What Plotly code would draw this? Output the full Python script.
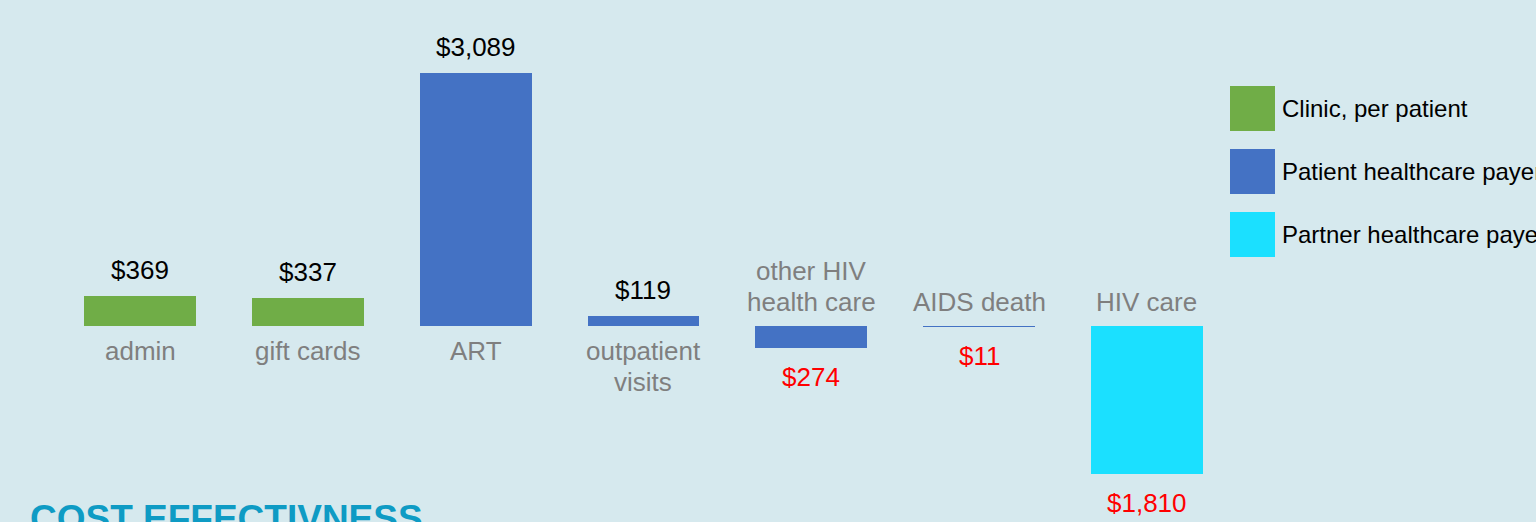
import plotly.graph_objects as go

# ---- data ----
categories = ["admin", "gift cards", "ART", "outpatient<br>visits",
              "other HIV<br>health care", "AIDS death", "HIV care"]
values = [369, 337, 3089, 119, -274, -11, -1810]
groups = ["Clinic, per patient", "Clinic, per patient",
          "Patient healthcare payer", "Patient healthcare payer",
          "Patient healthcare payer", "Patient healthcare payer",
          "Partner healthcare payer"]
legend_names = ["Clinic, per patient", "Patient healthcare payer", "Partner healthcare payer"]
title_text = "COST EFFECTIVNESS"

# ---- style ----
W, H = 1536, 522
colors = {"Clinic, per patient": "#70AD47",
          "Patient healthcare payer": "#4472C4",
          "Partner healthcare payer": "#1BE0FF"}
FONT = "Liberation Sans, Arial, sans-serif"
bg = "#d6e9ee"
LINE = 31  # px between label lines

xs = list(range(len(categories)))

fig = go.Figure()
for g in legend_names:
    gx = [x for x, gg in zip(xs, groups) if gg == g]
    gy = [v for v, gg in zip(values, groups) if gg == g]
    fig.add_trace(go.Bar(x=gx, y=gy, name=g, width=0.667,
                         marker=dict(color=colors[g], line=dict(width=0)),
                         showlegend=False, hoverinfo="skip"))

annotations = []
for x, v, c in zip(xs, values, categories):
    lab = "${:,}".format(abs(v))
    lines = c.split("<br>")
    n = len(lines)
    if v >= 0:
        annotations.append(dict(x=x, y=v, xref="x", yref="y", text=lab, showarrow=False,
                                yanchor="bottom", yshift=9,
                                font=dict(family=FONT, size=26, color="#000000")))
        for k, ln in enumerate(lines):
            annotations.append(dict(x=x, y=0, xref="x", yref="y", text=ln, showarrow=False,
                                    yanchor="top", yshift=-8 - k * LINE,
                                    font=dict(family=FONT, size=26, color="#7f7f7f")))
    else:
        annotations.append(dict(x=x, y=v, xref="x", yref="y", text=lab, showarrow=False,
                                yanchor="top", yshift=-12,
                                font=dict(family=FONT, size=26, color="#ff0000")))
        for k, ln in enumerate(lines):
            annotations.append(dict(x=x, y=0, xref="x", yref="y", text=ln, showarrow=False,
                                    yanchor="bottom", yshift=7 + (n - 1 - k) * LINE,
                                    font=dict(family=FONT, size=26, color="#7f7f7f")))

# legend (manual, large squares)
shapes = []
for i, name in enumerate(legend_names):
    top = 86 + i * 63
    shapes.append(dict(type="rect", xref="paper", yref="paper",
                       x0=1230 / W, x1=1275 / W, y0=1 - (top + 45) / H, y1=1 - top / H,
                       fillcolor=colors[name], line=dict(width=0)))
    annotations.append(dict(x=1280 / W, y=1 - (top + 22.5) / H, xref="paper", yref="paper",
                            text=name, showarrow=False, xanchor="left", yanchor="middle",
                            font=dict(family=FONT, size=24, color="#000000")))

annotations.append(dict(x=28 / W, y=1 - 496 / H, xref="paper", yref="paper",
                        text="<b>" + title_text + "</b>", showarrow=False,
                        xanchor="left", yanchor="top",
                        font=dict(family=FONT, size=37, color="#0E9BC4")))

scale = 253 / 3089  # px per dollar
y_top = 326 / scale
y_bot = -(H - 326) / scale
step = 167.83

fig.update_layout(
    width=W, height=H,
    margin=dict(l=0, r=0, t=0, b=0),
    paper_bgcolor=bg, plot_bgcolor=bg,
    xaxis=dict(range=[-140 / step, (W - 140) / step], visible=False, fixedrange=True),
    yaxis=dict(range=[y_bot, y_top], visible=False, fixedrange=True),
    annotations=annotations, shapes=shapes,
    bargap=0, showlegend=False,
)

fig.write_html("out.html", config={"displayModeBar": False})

--

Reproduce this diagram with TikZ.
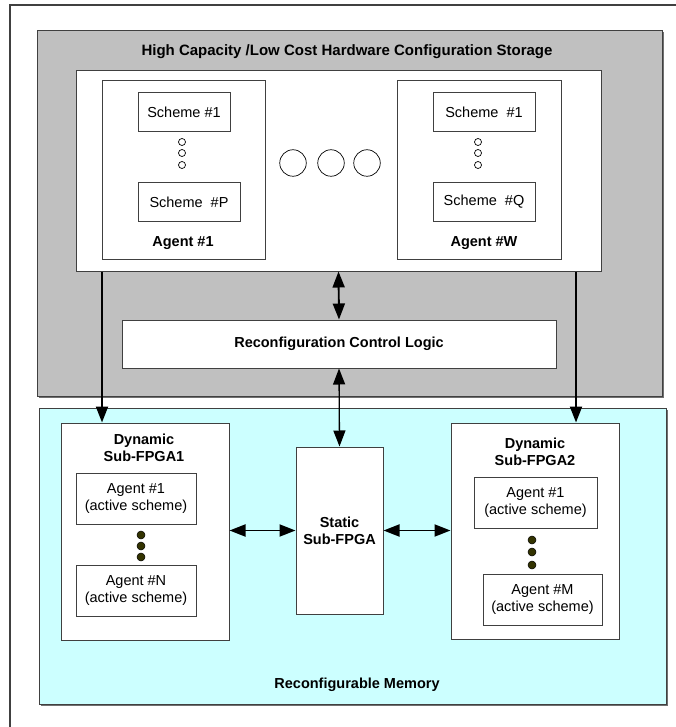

Requirements →
Repeat exactly the part that opens with the line containing "What Plotly code" and closes with the line containing "xs = list(range(len(categories)))". Include both end lines, and drop the pictures.

Exercise response →
What Plotly code would draw this? Output the full Python script.
import plotly.graph_objects as go

# ---- data ----
categories = ["admin", "gift cards", "ART", "outpatient<br>visits",
              "other HIV<br>health care", "AIDS death", "HIV care"]
values = [369, 337, 3089, 119, -274, -11, -1810]
groups = ["Clinic, per patient", "Clinic, per patient",
          "Patient healthcare payer", "Patient healthcare payer",
          "Patient healthcare payer", "Patient healthcare payer",
          "Partner healthcare payer"]
legend_names = ["Clinic, per patient", "Patient healthcare payer", "Partner healthcare payer"]
title_text = "COST EFFECTIVNESS"

# ---- style ----
W, H = 1536, 522
colors = {"Clinic, per patient": "#70AD47",
          "Patient healthcare payer": "#4472C4",
          "Partner healthcare payer": "#1BE0FF"}
FONT = "Liberation Sans, Arial, sans-serif"
bg = "#d6e9ee"
LINE = 31  # px between label lines

xs = list(range(len(categories)))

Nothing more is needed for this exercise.